## PROBLEM TO WORK ON
In the listing below, count the lines with "this" and report only the figure.

··· GIVEN DATA

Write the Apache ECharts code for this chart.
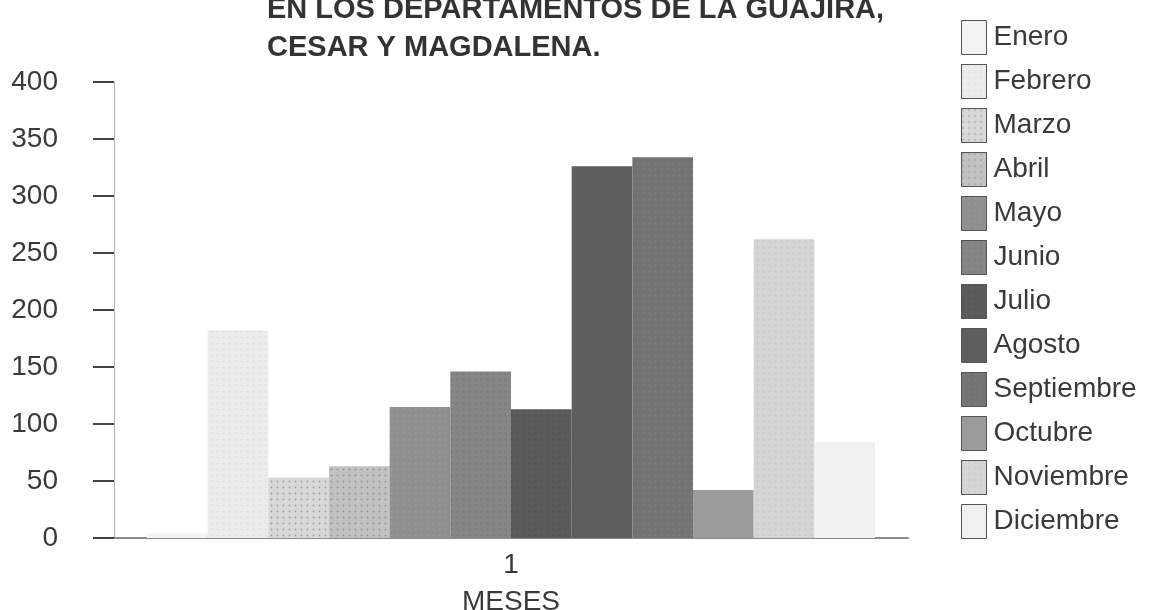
<!DOCTYPE html>
<html>
<head>
<meta charset="utf-8">
<script src="https://cdn.jsdelivr.net/npm/echarts@6/dist/echarts.min.js"></script>
<style>
  html, body { margin: 0; padding: 0; background: #ffffff; }
  #chart { width: 1150px; height: 610px; }
</style>
</head>
<body>
<div id="chart"></div>
<script>
// Monthly totals, one bar per month within the single category
const categories = ['1'];
const months = ['Enero', 'Febrero', 'Marzo', 'Abril', 'Mayo', 'Junio',
                'Julio', 'Agosto', 'Septiembre', 'Octubre', 'Noviembre', 'Diciembre'];
const values = [4, 182, 53, 63, 115, 146, 113, 326, 334, 42, 262, 84];
const yTicks = [0, 50, 100, 150, 200, 250, 300, 350, 400];

// Grey shades per month, with a dot texture for the speckled fills
const fills = ['#f3f3f3', '#ececec', '#d8d8d8', '#c2c2c2', '#8f8f8f', '#868686',
               '#5b5b5b', '#5e5e5e', '#737373', '#9b9b9b', '#d5d5d5', '#f0f0f0'];
const dotColors = [null, 'rgba(0,0,0,0.07)', 'rgba(0,0,0,0.28)', 'rgba(0,0,0,0.25)',
                   'rgba(255,255,255,0.12)', 'rgba(0,0,0,0.10)', 'rgba(0,0,0,0.10)',
                   null, 'rgba(255,255,255,0.10)', null, 'rgba(0,0,0,0.08)', null];

const series = months.map((m, i) => {
  const style = { color: fills[i] };
  if (dotColors[i]) {
    style.decal = {
      symbol: 'rect',
      symbolSize: 0.55,
      color: dotColors[i],
      dashArrayX: [3, 3],
      dashArrayY: [3, 3],
      rotation: 0
    };
  }
  return {
    name: m,
    type: 'bar',
    data: [values[i]],
    barGap: '0%',
    barCategoryGap: '8.3%',
    itemStyle: style
  };
});

const chart = echarts.init(document.getElementById('chart'), null, { renderer: 'canvas' });
chart.setOption({
  backgroundColor: '#ffffff',
  animation: false,
  title: {
    text: 'EN LOS DEPARTAMENTOS DE LA GUAJIRA,\nCESAR Y MAGDALENA.',
    left: 267,
    top: -9,
    padding: 0,
    textStyle: {
      fontFamily: 'Liberation Sans, Arial, sans-serif',
      fontWeight: 'bold',
      fontSize: 29,
      lineHeight: 38,
      color: '#333333'
    }
  },
  legend: {
    orient: 'vertical',
    left: 956,
    top: 15,
    itemWidth: 25,
    itemHeight: 34,
    itemGap: 9,
    icon: 'rect',
    itemStyle: { borderColor: '#555', borderWidth: 1 },
    textStyle: {
      fontFamily: 'Liberation Sans, Arial, sans-serif',
      fontSize: 28,
      lineHeight: 34,
      color: '#3a3a3a',
      padding: [0, 0, 0, 2]
    },
    data: months
  },
  grid: {
    left: 114, right: 242, top: 82, bottom: 72,
    containLabel: false,
    outerBoundsMode: 'none'
  },
  xAxis: {
    type: 'category',
    data: categories,
    name: 'MESES',
    nameLocation: 'middle',
    nameGap: 50,
    nameTextStyle: {
      fontFamily: 'Liberation Sans, Arial, sans-serif',
      fontSize: 28,
      color: '#3a3a3a'
    },
    axisLine: { lineStyle: { color: '#8a8a8a', width: 2 } },
    axisTick: { show: false },
    axisLabel: {
      margin: 13,
      fontFamily: 'Liberation Sans, Arial, sans-serif',
      fontSize: 28,
      color: '#3a3a3a'
    }
  },
  yAxis: {
    type: 'value',
    min: yTicks[0],
    max: yTicks[yTicks.length - 1],
    interval: yTicks[1] - yTicks[0],
    axisLine: { show: true, lineStyle: { color: '#b5b5b5', width: 1 } },
    axisTick: { show: true, inside: false, length: 21, lineStyle: { color: '#444', width: 2 } },
    splitLine: { show: false },
    axisLabel: {
      margin: 56,
      fontFamily: 'Liberation Sans, Arial, sans-serif',
      fontSize: 28,
      color: '#3a3a3a'
    }
  },
  series: series
});
</script>
</body>
</html>
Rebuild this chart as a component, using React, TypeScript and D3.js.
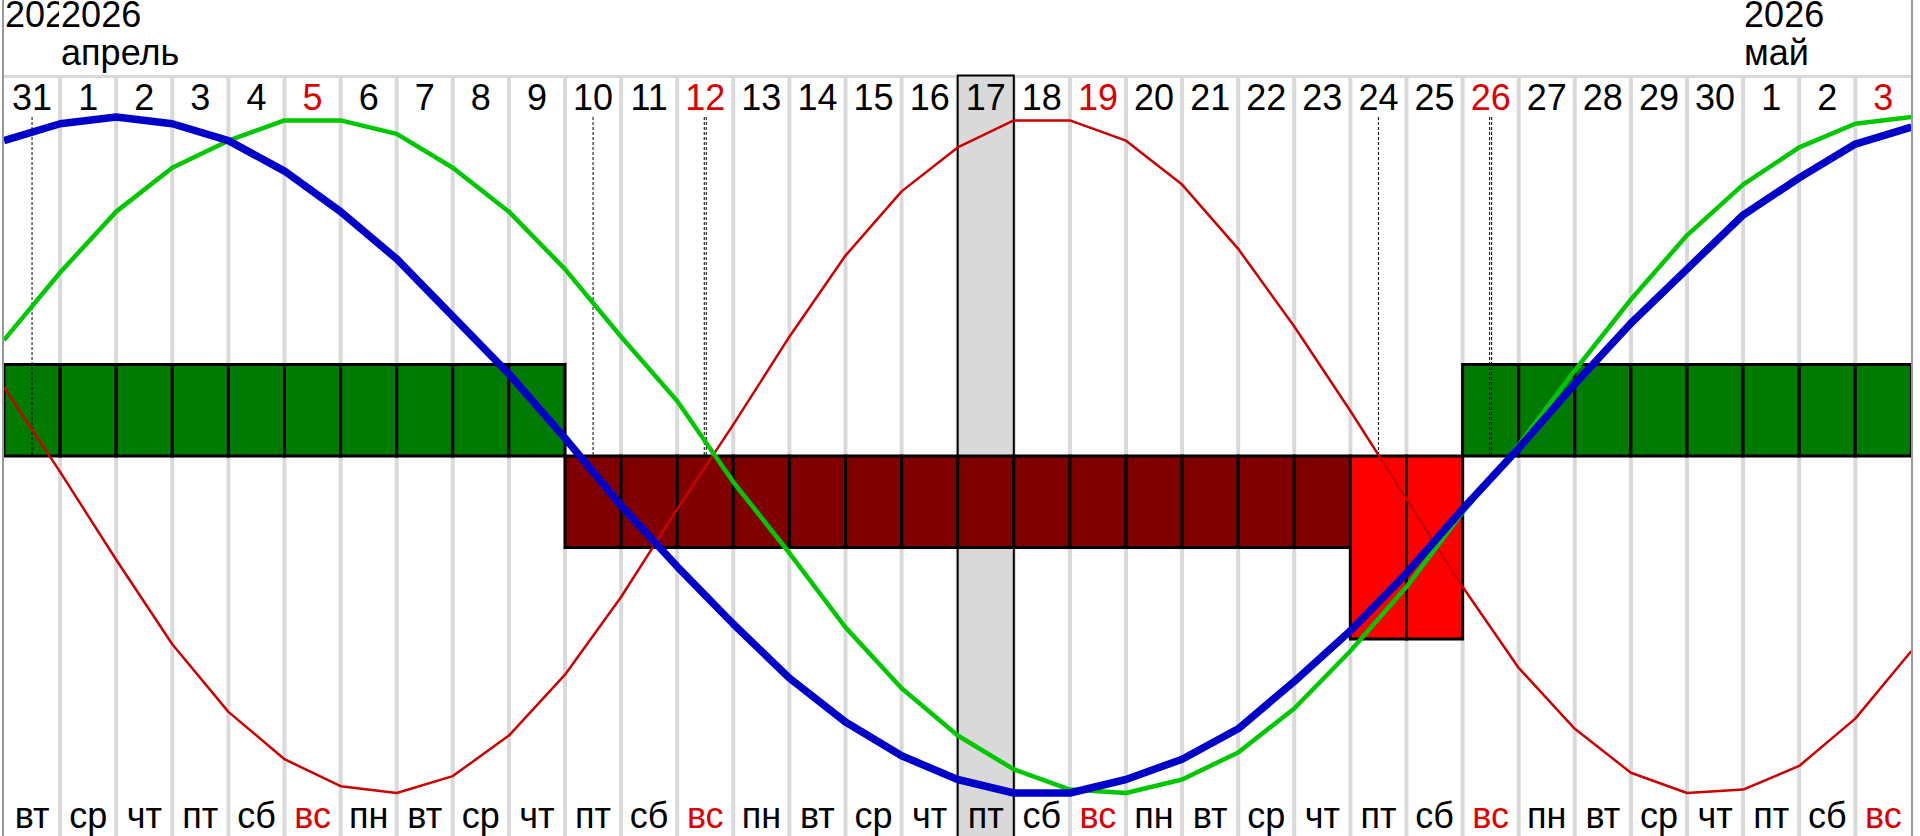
import * as d3 from "d3";
import { useEffect } from "react";

// days shown, 31 March .. 3 May 2026
const days = [31, 1, 2, 3, 4, 5, 6, 7, 8, 9, 10, 11, 12, 13, 14, 15, 16, 17, 18, 19, 20, 21, 22, 23, 24, 25, 26, 27, 28, 29, 30, 1, 2, 3];
const weekdays = ["вт", "ср", "чт", "пт", "сб", "вс", "пн", "вт", "ср", "чт", "пт", "сб", "вс", "пн", "вт", "ср", "чт", "пт", "сб", "вс", "пн", "вт", "ср", "чт", "пт", "сб", "вс", "пн", "вт", "ср", "чт", "пт", "сб", "вс"];

// curve values (%) at day boundaries, 35 points
const physical = [20, -5, -31, -56, -76, -90, -98, -100, -95, -83, -65, -42, -16, 9, 35, 59, 78, 91, 99, 99, 93, 80, 61, 38, 13, -13, -39, -63, -81, -94, -100, -99, -92, -78, -58];
const emotional = [34, 54, 72, 85, 93, 99, 99, 95, 85, 72, 55, 35, 16, -8, -29, -51, -69, -83, -93, -99, -100, -96, -88, -75, -58, -39, -17, 3, 25, 46, 65, 80, 91, 98, 100];
const intellectual = [93, 98, 100, 98, 93, 84, 72, 58, 41, 24, 5, -15, -33, -50, -66, -79, -89, -96, -100, -100, -96, -90, -81, -67, -52, -35, -16, 2, 21, 39, 55, 71, 82, 92, 97];

// day blocks
const blocks = [1, 1, 1, 1, 1, 1, 1, 1, 1, 1, -1, -1, -1, -1, -1, -1, -1, -1, -1, -1, -1, -1, -1, -1, -2, -2, 1, 1, 1, 1, 1, 1, 1, 1];

// critical days (column index) and how many cycles cross zero there
const criticalIdx = [0, 10, 12, 24, 26];
const criticalCount = [1, 1, 2, 1, 2];

const todayIdx = 17;

const monthIdx = [0, 1, 31];
const monthYears = ["2026", "2026", "2026"];
const monthNames = ["", "апрель", "май"];

const W = 1920;
const H = 836;
const FONT = "'Liberation Sans', Arial, sans-serif";

export default function App() {
  useEffect(() => {
    document.body.style.margin = "0";
  }, []);

  const n = days.length;
  const left = 4;
  const right = 1911.4;

  const xEdge = d3.scaleLinear().domain([0, n]).range([left, right]);
  const xBand = d3
    .scaleBand<number>()
    .domain(d3.range(n))
    .range([left, right])
    .padding(0);
  const yCurve = d3.scaleLinear().domain([-100, 100]).range([793, 117]);
  const yBlock = d3.scaleLinear().domain([-2, 1]).range([639, 364.5]);

  const line = d3
    .line<number>()
    .x((_, i) => xEdge(i))
    .y((d) => yCurve(d));

  const blockColor = (v: number) => {
    if (v > 0) return "#007a00";
    if (v === -1) return "#800000";
    return "#ff0000";
  };

  const textColor = (i: number) => (weekdays[i] === "вс" ? "#dd0000" : "#000");

  return (
    <svg
      width={W}
      height={H}
      style={{ display: "block", position: "absolute", left: 0, top: 0 }}
      fontFamily={FONT}
    >
      <defs>
        <clipPath id="clip-m0">
          <rect x={0} y={0} width={xEdge(1) - 1} height={75} />
        </clipPath>
      </defs>
      <rect width={W} height={H} fill="#fff" />

      {/* column separators */}
      {d3.range(1, n).map((k) => (
        <line
          key={`sep${k}`}
          x1={xEdge(k)}
          x2={xEdge(k)}
          y1={76}
          y2={H}
          stroke="#d9d9d9"
          strokeWidth={4}
        />
      ))}
      <line x1={left} x2={right} y1={76.5} y2={76.5} stroke="#d9d9d9" strokeWidth={3} />

      {/* today */}
      <rect
        x={xBand(todayIdx)!}
        y={75.5}
        width={xBand.bandwidth()}
        height={H}
        fill="#d9d9d9"
        stroke="#000"
        strokeWidth={2}
      />

      {/* blocks */}
      {blocks.map((v, i) => (
        <rect
          key={`b${i}`}
          x={xBand(i)!}
          y={yBlock(Math.max(v, 0))}
          width={xBand.bandwidth()}
          height={Math.abs(yBlock(v) - yBlock(0))}
          fill={blockColor(v)}
          stroke="#000"
          strokeWidth={3}
        />
      ))}

      {/* critical days */}
      {criticalIdx.map((idx, j) =>
        d3.range(criticalCount[j]).map((c) => {
          const cx = xBand(idx)! + xBand.bandwidth() / 2 + (criticalCount[j] > 1 ? c * 2 - 1 : 0);
          return (
            <line
              key={`c${idx}-${c}`}
              x1={cx}
              x2={cx}
              y1={117}
              y2={yBlock(0)}
              stroke="#000"
              strokeWidth={1}
              strokeDasharray="3,2"
            />
          );
        })
      )}

      {/* cycles */}
      <path d={line(physical)!} fill="none" stroke="#cc0000" strokeWidth={2.5} strokeLinejoin="round" />
      <path d={line(emotional)!} fill="none" stroke="#00c800" strokeWidth={4.5} strokeLinejoin="round" />
      <path d={line(intellectual)!} fill="none" stroke="#0000c8" strokeWidth={7.5} strokeLinejoin="round" />

      {/* borders */}
      <line x1={3} x2={3} y1={0} y2={H} stroke="#999" strokeWidth={2} />
      <line x1={1912} x2={1912} y1={0} y2={H} stroke="#999" strokeWidth={2} />

      {/* month header */}
      {monthIdx.map((idx, j) => (
        <g key={`m${j}`} clipPath={j === 0 ? "url(#clip-m0)" : undefined}>
          <text x={xEdge(idx) + 1} y={27} fontSize={36} fill="#000">
            {monthYears[j]}
          </text>
          <text x={xEdge(idx) + 1} y={65} fontSize={36} fill="#000">
            {monthNames[j]}
          </text>
        </g>
      ))}

      {/* day numbers */}
      {days.map((d, i) => (
        <text
          key={`d${i}`}
          x={xBand(i)! + xBand.bandwidth() / 2}
          y={110}
          fontSize={36}
          textAnchor="middle"
          fill={textColor(i)}
        >
          {d}
        </text>
      ))}

      {/* weekdays */}
      {weekdays.map((w, i) => (
        <text
          key={`w${i}`}
          x={xBand(i)! + xBand.bandwidth() / 2}
          y={828}
          fontSize={36}
          textAnchor="middle"
          fill={textColor(i)}
        >
          {w}
        </text>
      ))}
    </svg>
  );
}
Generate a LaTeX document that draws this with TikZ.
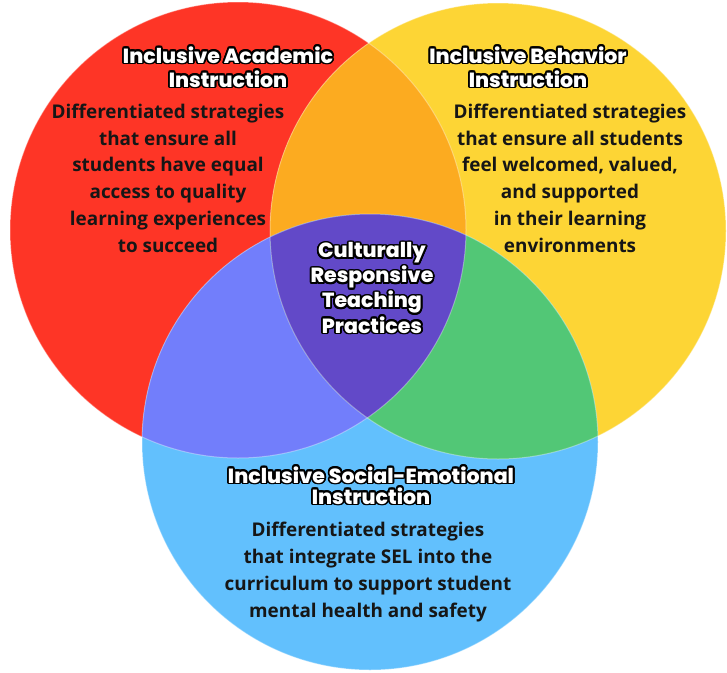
\documentclass[tikz,border=0pt]{standalone}
\usepackage{fontspec}
\usepackage{contour}
\newfontfamily\bodyfont{Open Sans}
\newfontfamily\headfont{Poppins}[BoldFont={Poppins ExtraBold}]
\contourlength{1.8pt}
\definecolor{redc}{RGB}{254,53,38}
\definecolor{yellowc}{RGB}{253,213,53}
\definecolor{bluec}{RGB}{98,192,253}
\definecolor{orangec}{RGB}{252,171,32}
\definecolor{violetc}{RGB}{114,126,251}
\definecolor{greenc}{RGB}{82,199,118}
\definecolor{purplec}{RGB}{98,73,200}
\definecolor{inkc}{RGB}{22,22,22}
\begin{document}
\begin{tikzpicture}[x=1pt,y=-1pt,
  venn/.style={line width=1pt,draw=white,draw opacity=0.35},
  head/.style={text=white,align=center,inner sep=0pt,anchor=base,
    font=\headfont\bfseries\fontsize{20.5}{#1}\selectfont},
  head/.default=24,
  body/.style={text=inkc,align=center,inner sep=0pt,anchor=base,
    font=\bodyfont\bfseries\fontsize{18.9}{26.7}\selectfont}]
\useasboundingbox (0,0) rectangle (727,672);
\fill[white] (0,0) rectangle (727,672);

\coordinate (acad) at (238,230);
\coordinate (behav) at (498,231);
\coordinate (sel) at (370,442);
\def\rad{228pt}

% circles
\fill[redc] (acad) circle (\rad);
\fill[yellowc] (behav) circle (\rad);
\fill[bluec] (sel) circle (\rad);

% overlaps
\begin{scope}
\clip (acad) circle (\rad);
\fill[orangec] (behav) circle (\rad);
\fill[violetc] (sel) circle (\rad);
\end{scope}
\begin{scope}
\clip (behav) circle (\rad);
\fill[greenc] (sel) circle (\rad);
\end{scope}
\begin{scope}
\clip (acad) circle (\rad);
\clip (behav) circle (\rad);
\fill[purplec] (sel) circle (\rad);
\end{scope}
\foreach \c in {acad,behav,sel}
  \draw[venn] (\c) circle (\rad);

% labels (anchored at the last line)
\node[head] (acadhead) at (228,87) {\contour{black}{Inclusive Academic}\\\contour{black}{Instruction}};
\node[body] (acadtext) at (168,252) {Differentiated strategies\\that ensure all\\students have equal\\access to quality\\learning experiences\\to succeed};

\node[head] (behavhead) at (528,87) {\contour{black}{Inclusive Behavior}\\\contour{black}{Instruction}};
\node[body] (behavtext) at (570,252) {Differentiated strategies\\that ensure all students\\feel welcomed, valued,\\and supported\\in their learning\\environments};

\node[head=21.7] (crtp) at (372,333) {\contour{black}{Culturally}\\\contour{black}{Responsive}\\\contour{black}{Teaching}\\\contour{black}{Practices}};

\node[head=21] (selhead) at (371,504) {\contour{black}{Inclusive Social-Emotional}\\\contour{black}{Instruction}};
\node[body] (seltext) at (368,617) {Differentiated strategies\\that integrate SEL into the\\curriculum to support student\\mental health and safety};
\end{tikzpicture}
\end{document}
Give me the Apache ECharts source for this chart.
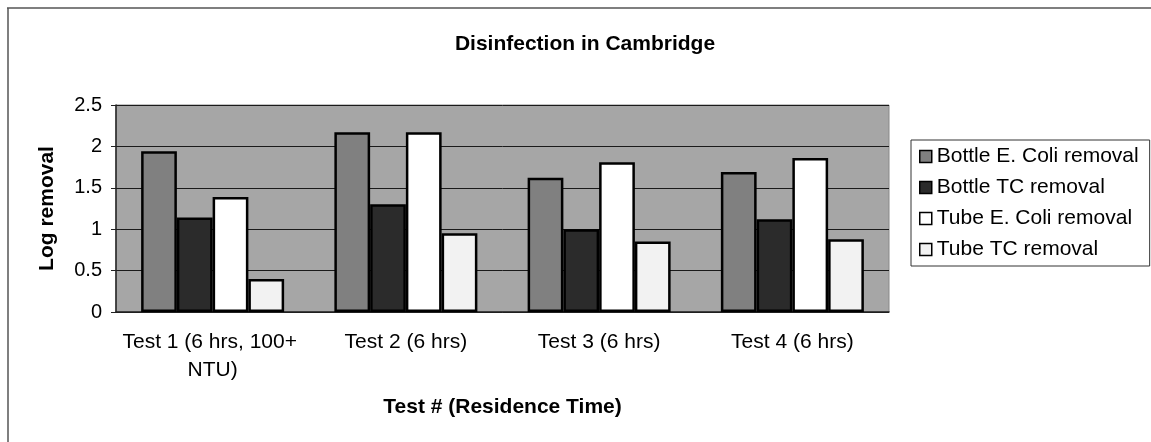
<!DOCTYPE html>
<html>
<head>
<meta charset="utf-8">
<script src="https://cdn.jsdelivr.net/npm/echarts@6/dist/echarts.min.js"></script>
<style>
  html, body { margin: 0; padding: 0; background: #fff; }
  #chart { width: 1151px; height: 442px; }
</style>
</head>
<body>
<div id="chart"></div>
<script>
// chart data
var categories = ['Test 1 (6 hrs, 100+ NTU)', 'Test 2 (6 hrs)', 'Test 3 (6 hrs)', 'Test 4 (6 hrs)'];
var bottleEColi = [1.94, 2.17, 1.62, 1.69];
var bottleTC = [1.14, 1.30, 1.00, 1.12];
var tubeEColi = [1.39, 2.17, 1.81, 1.86];
var tubeTC = [0.40, 0.95, 0.85, 0.88];
var seriesNames = ['Bottle E. Coli removal', 'Bottle TC removal', 'Tube E. Coli removal', 'Tube TC removal'];
var yTicks = [0, 0.5, 1, 1.5, 2, 2.5];

var font = 'Liberation Sans, Arial, sans-serif';
var colors = ['#808080', '#2b2b2b', '#ffffff', '#f2f2f2'];
var values = [bottleEColi, bottleTC, tubeEColi, tubeTC];

var myChart = echarts.init(document.getElementById('chart'));

var series = [];
for (var i = 0; i < values.length; i++) {
  series.push({
    name: seriesNames[i],
    type: 'bar',
    data: values[i],
    barGap: '0%',
    barCategoryGap: '26%',
    itemStyle: { color: colors[i], borderColor: '#000', borderWidth: 2.5 }
  });
}

var options = {
  animation: false,
  title: {
    text: 'Disinfection in Cambridge',
    left: 580,
    top: 29,
    textAlign: 'center',
    textStyle: { fontFamily: font, fontSize: 21, fontWeight: 'bold', color: '#000' }
  },
  graphic: [
    { type: 'line', shape: { x1: 7, y1: 8, x2: 1151, y2: 8 }, style: { stroke: '#555', lineWidth: 1.5 } },
    { type: 'line', shape: { x1: 8, y1: 8, x2: 8, y2: 442 }, style: { stroke: '#555', lineWidth: 1.5 } }
  ],
  legend: {
    orient: 'vertical',
    left: 911,
    top: 140,
    padding: [6, 11, 6, 8],
    borderColor: '#333',
    borderWidth: 1,
    itemWidth: 12,
    itemHeight: 12,
    itemGap: 10,
    icon: 'rect',
    itemStyle: { borderColor: '#000', borderWidth: 1.5 },
    textStyle: { fontFamily: font, fontSize: 21, lineHeight: 21, color: '#000' },
    data: seriesNames
  },
  grid: {
    left: 116,
    right: 262,
    top: 105,
    bottom: 130,
    show: true,
    backgroundColor: '#a6a6a6',
    borderColor: '#888',
    borderWidth: 1
  },
  xAxis: {
    type: 'category',
    data: categories,
    name: 'Test # (Residence Time)',
    nameLocation: 'middle',
    nameGap: 85,
    nameTextStyle: { fontFamily: font, fontSize: 21, fontWeight: 'bold', color: '#000' },
    axisLine: { lineStyle: { color: '#222', width: 1.5 } },
    axisTick: { length: 5, lineStyle: { color: '#222' } },
    axisLabel: {
      fontFamily: font, fontSize: 21, color: '#000', margin: 16,
      lineHeight: 28, width: 190, overflow: 'break', interval: 0
    }
  },
  yAxis: {
    type: 'value',
    min: 0,
    max: 2.5,
    interval: 0.5,
    name: 'Log removal',
    nameLocation: 'middle',
    nameGap: 58,
    nameTextStyle: { fontFamily: font, fontSize: 21, fontWeight: 'bold', color: '#000' },
    axisLine: { show: true, lineStyle: { color: '#222', width: 1.5 } },
    axisTick: { show: true, length: 5, lineStyle: { color: '#222' } },
    axisLabel: {
      fontFamily: font, fontSize: 20, color: '#000', margin: 14,
      formatter: function (v) { return yTicks.indexOf(v) >= 0 ? String(v) : ''; }
    },
    splitLine: { show: true, lineStyle: { color: '#1a1a1a', width: 1 } }
  },
  series: series
};

myChart.setOption(options);
</script>
</body>
</html>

······

## OUTPUT
4